[begin GIVEN DATA]

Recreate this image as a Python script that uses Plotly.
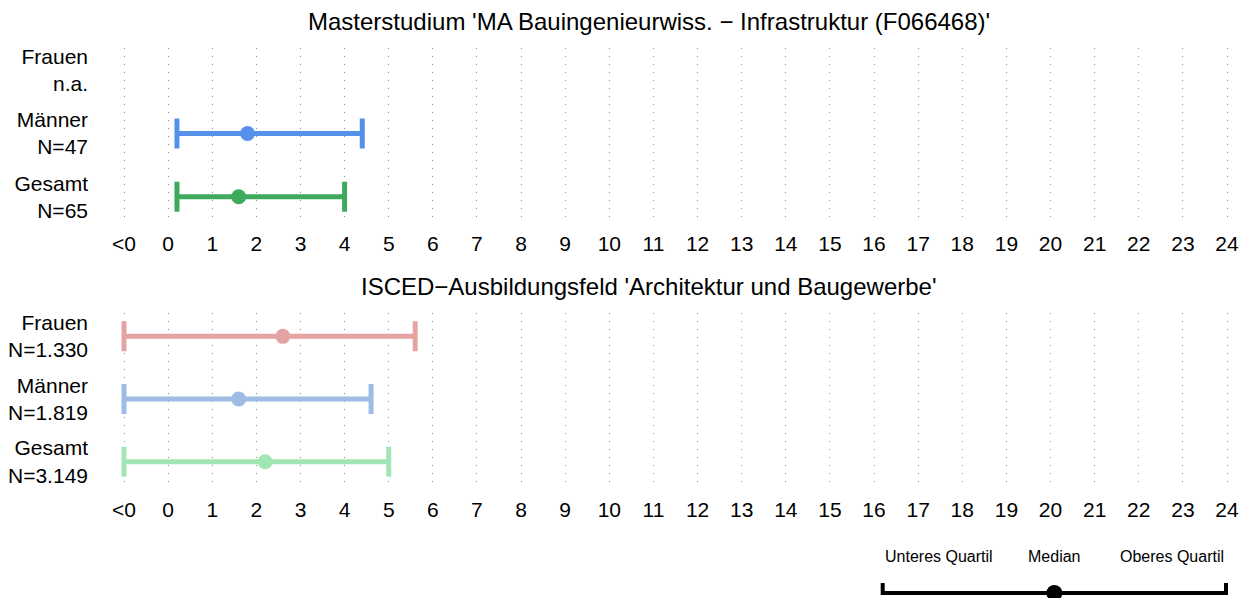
import plotly.graph_objects as go

# ---------------- data ----------------
groups = ["Frauen", "Männer", "Gesamt"]
row_pos = [2, 1, 0]

tick_vals = list(range(-1, 25))
tick_text = ["<0"] + [str(v) for v in range(0, 25)]

top_title = "Masterstudium 'MA Bauingenieurwiss. − Infrastruktur (F066468)'"
top_n = ["n.a.", "N=47", "N=65"]
top_lower = [None, 0.2, 0.2]
top_median = [None, 1.8, 1.6]
top_upper = [None, 4.4, 4.0]
top_colors = ["#E08080", "#5590EA", "#3DAA5C"]

bot_title = "ISCED−Ausbildungsfeld 'Architektur und Baugewerbe'"
bot_n = ["N=1.330", "N=1.819", "N=3.149"]
bot_lower = [-1, -1, -1]
bot_median = [2.6, 1.6, 2.2]
bot_upper = [5.6, 4.6, 5.0]
bot_colors = ["#E5A3A3", "#9EBCE6", "#A3E6B5"]

leg_labels = ["Unteres Quartil", "Median", "Oberes Quartil"]
leg_vals = [0.0, 0.5, 1.0]

FONT = "Liberation Sans, Arial, Helvetica, sans-serif"
PAGE_W, PAGE_H = 1250, 598
OFF = 8  # default body margin of the html page
W, H = PAGE_W - OFF, PAGE_H - OFF


def fx(px):
    return (px - OFF) / W


def fy(py):
    return 1 - (py - OFF) / H


fig = go.Figure()


def add_panel(lower, median, upper, colors, xa, ya):
    for i in range(len(groups)):
        if median[i] is None:
            continue
        fig.add_trace(go.Scatter(
            x=[median[i]], y=[row_pos[i]], mode="markers",
            xaxis=xa, yaxis=ya,
            marker=dict(size=15, color=colors[i]),
            error_x=dict(type="data", symmetric=False,
                         array=[upper[i] - median[i]],
                         arrayminus=[median[i] - lower[i]],
                         color=colors[i], thickness=5, width=15),
            showlegend=False, hoverinfo="skip", cliponaxis=False,
        ))


add_panel(top_lower, top_median, top_upper, top_colors, "x", "y")
add_panel(bot_lower, bot_median, bot_upper, bot_colors, "x2", "y2")

# legend element
fig.add_trace(go.Scatter(
    x=[leg_vals[1]], y=[0], mode="markers", xaxis="x3", yaxis="y3",
    marker=dict(size=16, color="black"),
    error_x=dict(type="data", symmetric=False,
                 array=[leg_vals[2] - leg_vals[1]],
                 arrayminus=[leg_vals[1] - leg_vals[0]],
                 color="black", thickness=4, width=10),
    showlegend=False, hoverinfo="skip", cliponaxis=False,
))

# ---------- geometry (page pixel coordinates) ----------
px_unit = (1227 - 124) / 25.0
Lpx, Rpx = 100, 1240
xrange_ = [-1 - (124 - Lpx) / px_unit, 24 + (Rpx - 1227) / px_unit]
xdom = [fx(Lpx), fx(Rpx)]


def ydom(top_px, bot_px):
    return [fy(bot_px), fy(top_px)]


xaxis_common = dict(
    range=xrange_, domain=xdom, tickmode="array", tickvals=tick_vals,
    ticktext=tick_text, showgrid=True, gridcolor="#8a8a8a", gridwidth=1,
    griddash="1px,7px", zeroline=False, showline=False, ticks="",
    tickfont=dict(family=FONT, size=21, color="black"),
    ticklabelstandoff=10, fixedrange=True,
)
yaxis_common = dict(
    tickmode="array", tickvals=row_pos, showgrid=False, zeroline=False,
    showline=False, ticks="", tickfont=dict(family=FONT, size=21, color="black"),
    ticklabelstandoff=11, fixedrange=True,
)

fig.update_layout(
    width=W, height=H, margin=dict(l=0, r=0, t=0, b=0),
    paper_bgcolor="white", plot_bgcolor="white",
    font=dict(family=FONT, color="black"),
    xaxis=dict(**xaxis_common, anchor="y"),
    yaxis=dict(**yaxis_common, range=[-0.348, 2.355], domain=ydom(45, 218),
               anchor="x",
               ticktext=[f"{g}<br>{n}" for g, n in zip(groups, top_n)]),
    xaxis2=dict(**xaxis_common, anchor="y2"),
    yaxis2=dict(**yaxis_common, range=[-0.374, 2.374], domain=ydom(313, 487),
                anchor="x2",
                ticktext=[f"{g}<br>{n}" for g, n in zip(groups, bot_n)]),
)

# legend axis
lp0, lp1 = 882.7, 1226.0
lunit = lp1 - lp0
ld = [860, 1248]
fig.update_layout(
    xaxis3=dict(range=[(ld[0] - lp0) / lunit, (ld[1] - lp0) / lunit],
                domain=[fx(ld[0]), fx(ld[1])], anchor="y3", visible=False,
                fixedrange=True),
    yaxis3=dict(range=[-0.2, 2.6], domain=[fy(598), fy(570)], anchor="x3",
                visible=False, fixedrange=True),
)

# titles
for txt, ypx in [(top_title, 19), (bot_title, 286)]:
    fig.add_annotation(text=txt, x=fx(648.5), xref="paper", y=fy(ypx),
                       yref="paper", xanchor="center", yanchor="middle",
                       showarrow=False,
                       font=dict(family=FONT, size=24, color="black"))

# legend labels
for lab, v, anc in zip(leg_labels, leg_vals, ["left", "center", "right"]):
    fig.add_annotation(text=lab, x=v, xref="x3", y=fy(559), yref="paper",
                       xanchor=anc, yanchor="middle", showarrow=False,
                       font=dict(family=FONT, size=16, color="black"))

fig.write_html("out.html")
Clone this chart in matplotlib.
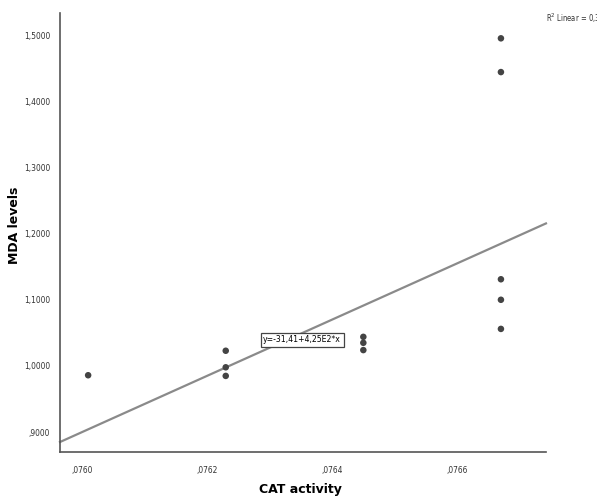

[end GIVEN DATA]

From the entries, copy out each line containing the word "this".

Recreate this image as a Python script that uses Plotly.
Clone this chart in matplotlib.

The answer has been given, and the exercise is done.